The features 'RM', 'LSTAT', 'PTRATIO', and 'MEDV' are essential. The remaining non-relevant features have been excluded.
The feature 'MEDV' has been multiplicatively scaled to account for 35 years of market inflation.

# Import libraries necessary for this project
import numpy as np
import pandas as pd
from sklearn.cross_validation import ShuffleSplit

# Import supplementary visualizations code visuals.py
import visuals as vs

# Pretty display for notebooks
%matplotlib inline

# Load the Boston housing dataset
data = pd.read_csv('housing.csv')
prices = data['MEDV']
features = data.drop('MEDV', axis = 1)
    
# Success
print "Boston housing dataset has {} data points with {} variables each.".format(*data.shape)

Boston housing dataset has 489 data points with 4 variables each.

Data Exploration¶

Since the main goal of this project is to construct a working model which has the capability of predicting the value of houses, we will need to separate the dataset into features and the target variable. The features, 'RM', 'LSTAT', and 'PTRATIO', give us quantitative information about each data point. The target variable, 'MEDV', will be the variable we seek to predict. These are stored in features and prices, respectively.

minimum_price = np.amin(prices)
maximum_price = np.amax(prices)
mean_price = np.average(prices)
median_price = np.median(prices)
std_price = np.std(prices)

# Show the calculated statistics
print "Statistics for Boston housing dataset:\n"
print "Minimum price: ${:,.2f}".format(minimum_price)
print "Maximum price: ${:,.2f}".format(maximum_price)
print "Mean price: ${:,.2f}".format(mean_price)
print "Median price ${:,.2f}".format(median_price)
print "Standard deviation of prices: ${:,.2f}".format(std_price)

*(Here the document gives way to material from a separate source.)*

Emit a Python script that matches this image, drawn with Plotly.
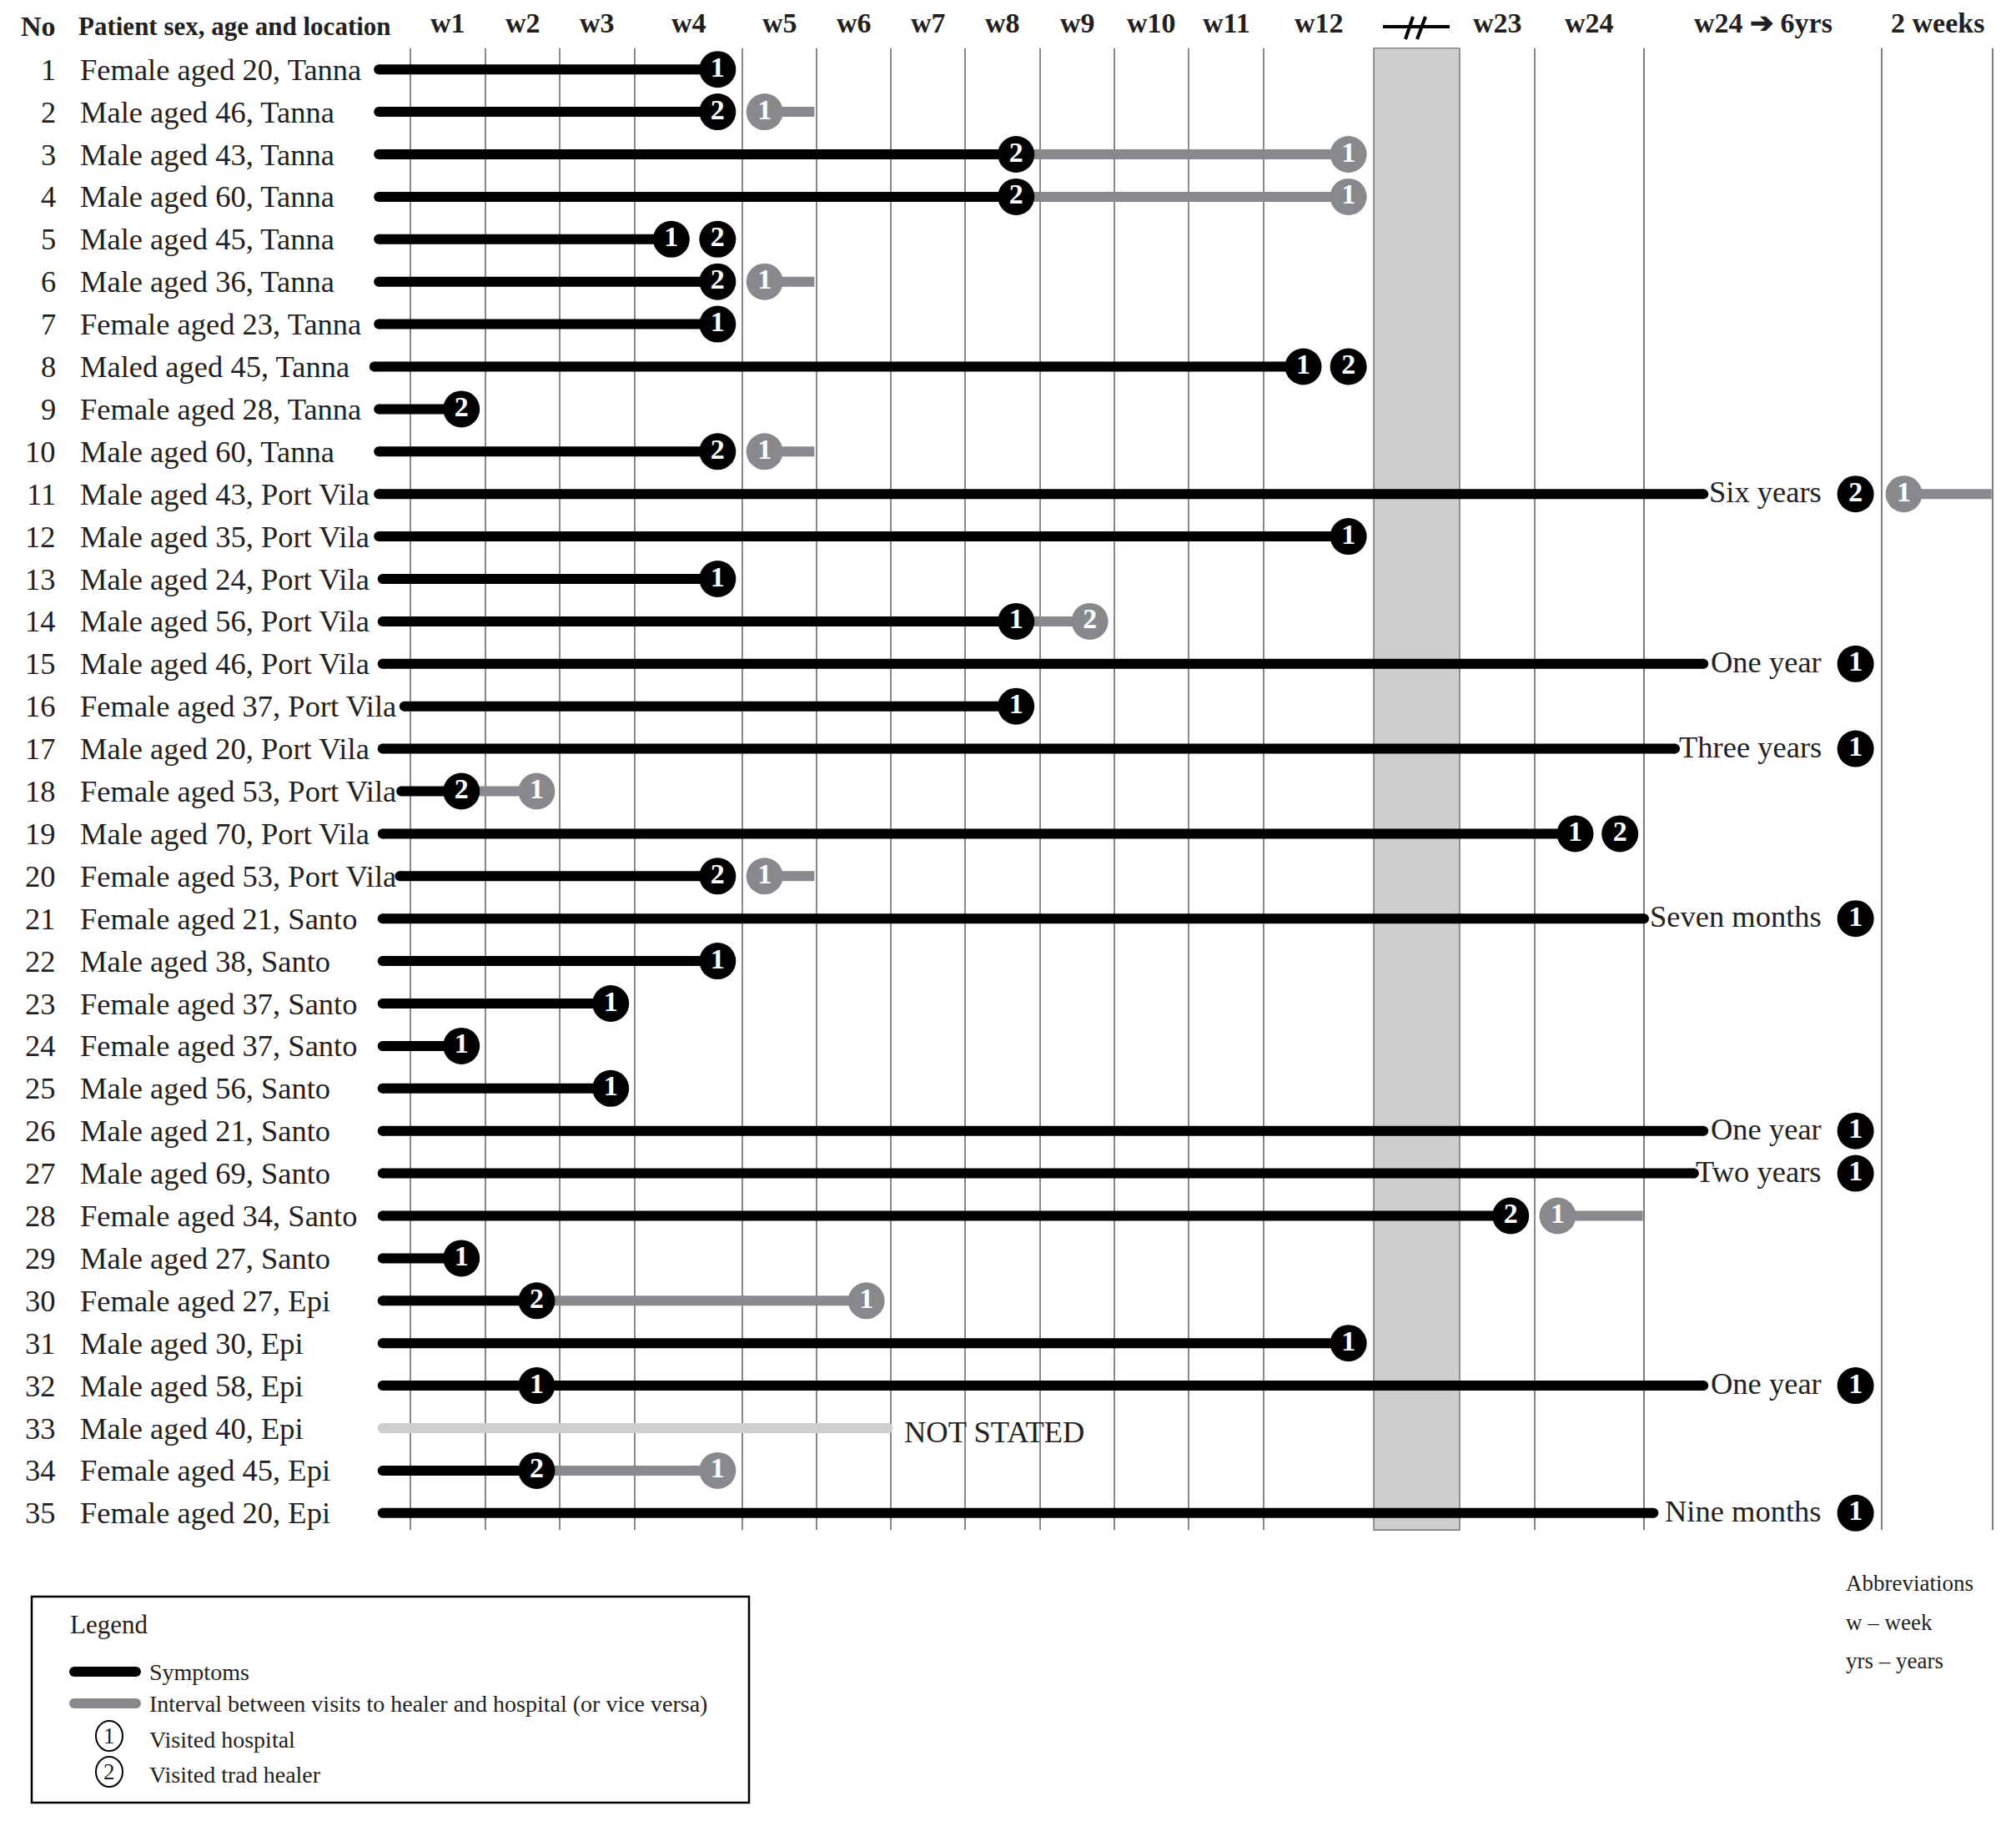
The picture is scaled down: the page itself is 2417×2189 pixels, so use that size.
import numpy as np
import plotly.graph_objects as go

# ---------------- data ----------------
patient_no = list(range(1, 36))
patient_labels = [
    "Female aged 20, Tanna", "Male aged 46, Tanna", "Male aged 43, Tanna", "Male aged 60, Tanna",
    "Male aged 45, Tanna", "Male aged 36, Tanna", "Female aged 23, Tanna", "Maled aged 45, Tanna",
    "Female aged 28, Tanna", "Male aged 60, Tanna", "Male aged 43, Port Vila", "Male aged 35, Port Vila",
    "Male aged 24, Port Vila", "Male aged 56, Port Vila", "Male aged 46, Port Vila", "Female aged 37, Port Vila",
    "Male aged 20, Port Vila", "Female aged 53, Port Vila", "Male aged 70, Port Vila", "Female aged 53, Port Vila",
    "Female aged 21, Santo", "Male aged 38, Santo", "Female aged 37, Santo", "Female aged 37, Santo",
    "Male aged 56, Santo", "Male aged 21, Santo", "Male aged 69, Santo", "Female aged 34, Santo",
    "Male aged 27, Santo", "Female aged 27, Epi", "Male aged 30, Epi", "Male aged 58, Epi",
    "Male aged 40, Epi", "Female aged 45, Epi", "Female aged 20, Epi",
]

column_labels = ["w1", "w2", "w3", "w4", "w5", "w6", "w7", "w8", "w9", "w10", "w11", "w12",
                 "", "w23", "w24", "w24 \u2794 6yrs", "2 weeks"]

# timeline values in column units: 0 = start of w1, every column spans one unit
# (column 12 is the break between w12 and w23)
symptom_start = [-0.42, -0.42, -0.42, -0.42, -0.42, -0.42, -0.42, -0.48, -0.42, -0.42,
                 -0.42, -0.42, -0.37, -0.37, -0.37, -0.08, -0.37, -0.12, -0.37, -0.14,
                 -0.37, -0.37, -0.37, -0.37, -0.37, -0.37, -0.37, -0.37, -0.37, -0.37,
                 -0.37, -0.37, -0.37, -0.37, -0.37]
symptom_end = [3.77, 3.77, 7.68, 7.68, 3.34, 3.77, 3.77, 11.36, 0.68, 3.77,
               15.25, 11.77, 3.77, 7.68, 15.25, 7.68, 15.13, 0.68, 14.37, 3.77,
               15.00, 3.77, 2.68, 0.68, 2.68, 15.25, 15.21, 13.68, 0.68, 1.69,
               11.77, 15.25, 5.96, 1.69, 15.04]
duration_stated = [True] * 32 + [False] + [True] * 2

interval_start = [None, 4.30, 7.68, 7.68, None, 4.30, None, None, None, 4.30,
                  16.20, None, None, 7.68, None, None, None, 0.68, None, 4.30,
                  None, None, None, None, None, None, None, 14.21, None, 1.69,
                  None, None, None, 1.69, None]
interval_end = [None, 4.97, 11.77, 11.77, None, 4.97, None, None, None, 4.97,
                16.99, None, None, 8.67, None, None, None, 1.69, None, 4.97,
                None, None, None, None, None, None, None, 14.99, None, 5.67,
                None, None, None, 3.77, None]

visit_pos = [[3.77], [3.77, 4.30], [7.68, 11.77], [7.68, 11.77], [3.34, 3.77],
             [3.77, 4.30], [3.77], [11.36, 11.77], [0.68], [3.77, 4.30],
             [15.89, 16.20], [11.77], [3.77], [7.68, 8.67], [15.89],
             [7.68], [15.89], [0.68, 1.69], [14.37, 14.78], [3.77, 4.30],
             [15.89], [3.77], [2.68], [0.68], [2.68],
             [15.89], [15.89], [13.68, 14.21], [0.68], [1.69, 5.67],
             [11.77], [1.69, 15.89], [], [1.69, 3.77], [15.89]]
# 1 = visited hospital, 2 = visited traditional healer
visit_code = [[1], [2, 1], [2, 1], [2, 1], [1, 2],
              [2, 1], [1], [1, 2], [2], [2, 1],
              [2, 1], [1], [1], [1, 2], [1],
              [1], [1], [2, 1], [1, 2], [2, 1],
              [1], [1], [1], [1], [1],
              [1], [1], [2, 1], [1], [2, 1],
              [1], [1, 1], [], [2, 1], [1]]
# "S" = visit on the symptom line (black), "I" = visit linked to the interval (grey)
visit_stage = [["S"], ["S", "I"], ["S", "I"], ["S", "I"], ["S", "S"],
               ["S", "I"], ["S"], ["S", "S"], ["S"], ["S", "I"],
               ["S", "I"], ["S"], ["S"], ["S", "I"], ["S"],
               ["S"], ["S"], ["S", "I"], ["S", "S"], ["S", "I"],
               ["S"], ["S"], ["S"], ["S"], ["S"],
               ["S"], ["S"], ["S", "I"], ["S"], ["S", "I"],
               ["S"], ["S", "S"], [], ["S", "I"], ["S"]]
end_note = ["", "", "", "", "", "", "", "", "", "",
            "Six years", "", "", "", "One year", "", "Three years", "", "", "",
            "Seven months", "", "", "", "", "One year", "Two years", "", "", "",
            "", "One year", "NOT STATED", "", "Nine months"]

legend_items = ["Symptoms", "Interval between visits to healer and hospital (or vice versa)",
                "Visited hospital", "Visited trad healer"]
abbreviations = ["Abbreviations", "w \u2013 week", "yrs \u2013 years"]

# ---------------- layout constants ----------------
W, H = 2417, 2189
COL_EDGES = [492, 582, 671, 761, 890, 979, 1068, 1157, 1247, 1336, 1425, 1515,
             1647, 1750, 1840, 1971, 2256, 2389]
ROW0, STEP = 83.2, 50.9
FONT = "Liberation Serif"
INK = "#231f20"
GREY = "#88898c"
LIGHT = "#cdcecf"
BAND = "#cdced0"


def tx(v):
    if v is None:
        return None
    if v < 0:
        return COL_EDGES[0] + v * (COL_EDGES[1] - COL_EDGES[0])
    return float(np.interp(v, np.arange(len(COL_EDGES)), COL_EDGES))


def ry(p):
    return 1 + (p - ROW0) / STEP


fig = go.Figure()

# bars
bx, by, gx, gy, lx, ly, capx, capy, lcapx, lcapy = ([] for _ in range(10))
for i, r in enumerate(patient_no):
    s, e = tx(symptom_start[i]), tx(symptom_end[i])
    if duration_stated[i]:
        bx += [s, e, None]; by += [r, r, None]
        capx += [s, e]; capy += [r, r]
    else:
        lx += [s, e, None]; ly += [r, r, None]
        lcapx += [s, e]; lcapy += [r, r]
    if interval_start[i] is not None:
        gx += [tx(interval_start[i]), tx(interval_end[i]), None]; gy += [r, r, None]

fig.add_trace(go.Scatter(x=lx, y=ly, mode="lines", line=dict(color=LIGHT, width=12), hoverinfo="skip"))
fig.add_trace(go.Scatter(x=lcapx, y=lcapy, mode="markers", marker=dict(color=LIGHT, size=12), hoverinfo="skip"))
fig.add_trace(go.Scatter(x=bx, y=by, mode="lines", line=dict(color="black", width=12), hoverinfo="skip"))
fig.add_trace(go.Scatter(x=gx, y=gy, mode="lines", line=dict(color=GREY, width=12), hoverinfo="skip"))
fig.add_trace(go.Scatter(x=capx, y=capy, mode="markers", marker=dict(color="black", size=12), hoverinfo="skip"))

# visit circles
for stage, col in (("S", "black"), ("I", GREY)):
    vx, vy, vt = [], [], []
    for i, r in enumerate(patient_no):
        for p, c, st in zip(visit_pos[i], visit_code[i], visit_stage[i]):
            if st == stage:
                vx.append(tx(p)); vy.append(r); vt.append(str(c))
    fig.add_trace(go.Scatter(
        x=vx, y=vy, mode="markers+text", text=vt, textposition="middle center",
        marker=dict(color=col, size=44, line=dict(width=0)),
        textfont=dict(family=FONT, size=34, color="white", weight="bold"),
        hoverinfo="skip"))

shapes = []
# break band
shapes.append(dict(type="rect", xref="x", yref="y", x0=COL_EDGES[12], x1=COL_EDGES[13],
                   y0=0.5, y1=35.4, fillcolor=BAND, line=dict(color="#5a5a5a", width=1.2), layer="below"))
# grid lines
for k, xe in enumerate(COL_EDGES):
    if k in (12, 13):
        continue
    right = k >= 15
    shapes.append(dict(type="line", xref="x", yref="y", x0=xe, x1=xe, y0=0.5, y1=35.4,
                       line=dict(color="#7d7d7d" if right else "#4a4a4a", width=2 if right else 1.3),
                       layer="below"))
# break symbol
shapes.append(dict(type="line", xref="x", yref="y", x0=1658, x1=1738, y0=ry(32), y1=ry(32),
                   line=dict(color="black", width=4)))
for xa, xb in ((1685, 1694), (1699, 1709)):
    shapes.append(dict(type="line", xref="x", yref="y", x0=xa, x1=xb, y0=ry(47), y1=ry(20),
                       line=dict(color="black", width=4)))
# legend box
shapes.append(dict(type="rect", xref="x", yref="y", x0=38, x1=898, y0=ry(1914), y1=ry(2161),
                   line=dict(color="black", width=2.5), fillcolor="rgba(0,0,0,0)"))
for yy, col in ((2004, "black"), (2042, GREY)):
    shapes.append(dict(type="line", xref="x", yref="y", x0=89, x1=163, y0=ry(yy), y1=ry(yy),
                       line=dict(color=col, width=12)))
    for xc in (89, 163):
        shapes.append(dict(type="circle", xref="x", yref="y", x0=xc - 6, x1=xc + 6,
                           y0=ry(yy - 6), y1=ry(yy + 6), fillcolor=col, line=dict(width=0)))
for yy in (2081, 2124):
    shapes.append(dict(type="circle", xref="x", yref="y", x0=131 - 16, x1=131 + 16,
                       y0=ry(yy - 18), y1=ry(yy + 18), line=dict(color="black", width=2)))

ann = []


def add(x, y, text, size, xa="left", bold=False, color=INK):
    f = dict(family=FONT, size=size, color=color)
    if bold:
        f["weight"] = "bold"
    ann.append(dict(x=x, y=y, xref="x", yref="y", text=text, showarrow=False,
                    xanchor=xa, yanchor="middle", font=f))


# header
add(69, ry(31), "No", 34, "right", True)
add(92, ry(31), "Patient sex, age and location", 31, "left", True)
for k, lab in enumerate(column_labels):
    if lab:
        add((COL_EDGES[k] + COL_EDGES[k + 1]) / 2, ry(27), lab, 34, "center", True)

# rows
for i, r in enumerate(patient_no):
    add(69, r, str(r), 36.5, "right")
    add(94, r, patient_labels[i], 36.5, "left")
    if end_note[i]:
        if duration_stated[i]:
            add(2186, r - 0.05, end_note[i], 36.5, "right")
        else:
            add(tx(symptom_end[i]) + 18, r + 0.08, end_note[i], 36.5, "left")

# legend
add(82, ry(1947), "Legend", 31)
for yy, t in zip((2004, 2042, 2085, 2127), legend_items):
    add(177, ry(yy), t, 28)
for yy, d in ((2081, "1"), (2124, "2")):
    add(131, ry(yy), d, 27, "center")

# abbreviations
for yy, t in zip((1898, 1945, 1991), abbreviations):
    add(2211, ry(yy), t, 27)

fig.update_layout(
    width=W, height=H, margin=dict(l=0, r=0, t=0, b=0),
    paper_bgcolor="white", plot_bgcolor="white", showlegend=False,
    xaxis=dict(range=[0, W], visible=False, fixedrange=True),
    yaxis=dict(range=[ry(H), ry(0)], visible=False, fixedrange=True),
    shapes=shapes, annotations=ann,
)
fig.write_html("out.html", config={"displayModeBar": False},
               post_script="document.body.style.margin='0';")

Statistics for Boston housing dataset:

Minimum price: $105,000.00
Maximum price: $1,024,800.00
Mean price: $454,342.94
Median price $438,900.00
Standard deviation of prices: $165,171.13

Feature Observation¶

We are using three features from the Boston housing dataset: 'RM', 'LSTAT', and 'PTRATIO'. For each data point (neighborhood):

'RM' is the average number of rooms among homes in the neighborhood.
'LSTAT' is the percentage of homeowners in the neighborhood considered "lower class" (working poor).
'PTRATIO' is the ratio of students to teachers in primary and secondary schools in the neighborhood.

import matplotlib.pyplot as plt
fig = plt.figure(figsize=(15,4))
axis_names=['RM','LSTAT','PTRATIO']
for i in [1,2,3]:
    ax=fig.add_subplot(1,3,i)
    plt.plot(features[axis_names[i-1]], prices, "o")
    plt.ylabel('House Price')
    plt.xlabel(axis_names[i-1])
    plt.tight_layout(pad=1.0, h_pad=None, w_pad=None, rect=None)
    plt.title('correlation = {:.4f}'.format(prices.corr(features[axis_names[i-1]])))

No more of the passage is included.